We develop a sense of who we are and where we’re headed based on our past, and if there are huge gaps in our knowledge of the past, I think we’re going to carry those gaps forward into how we think of ourselves or try to solve problems for the future.

-Tiya Miles, U-M Professor of Afroamerican and African Studies, American Culture and History

Tiya miles stands outside with two students, shielding her eyes from the sun to see one student's phone screen.

Tiya Miles with two of her students.

Beginning in 2012, a team—consisting of four undergraduate researchers, two graduate students, and Miles—worked together to find and transcribe a series of documents from the time period to learn more about the lives of slaves and slave owners in Detroit. They decided to take their research and make a website that would link their work with real locations in Detroit. Mappingdetroitslavery.com includes a description of the project, graphs showing census data on slave populations, and an interactive map featuring 11 sites related to the team’s research—including churches, farms and houses.

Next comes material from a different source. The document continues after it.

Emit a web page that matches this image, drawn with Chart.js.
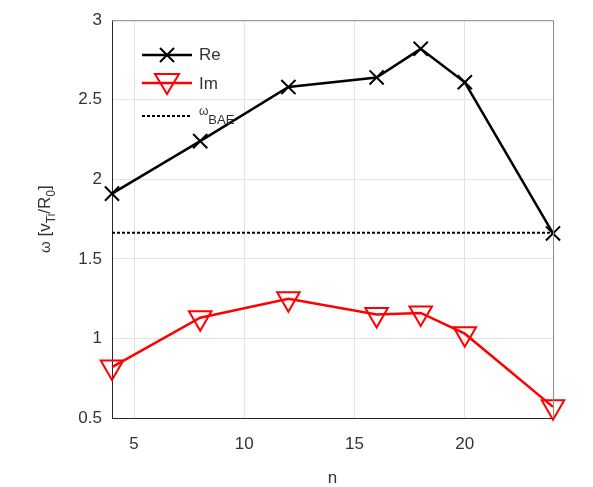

As with Elizabeth Denison Forth’s house in present-day Greektown, though, not much remains of early Detroit. A Courtyard Marriott stands where former territorial Governor William Hull once lived. The Spirit of Detroit statue sits across the street from where a public whipping post once stood.

Miles believes that hearing these stories can lead to personal transformation for people reading and learning about slavery in Detroit, and that it can also lead to bigger changes where “people take what they’ve learned and feed that into positive community building.”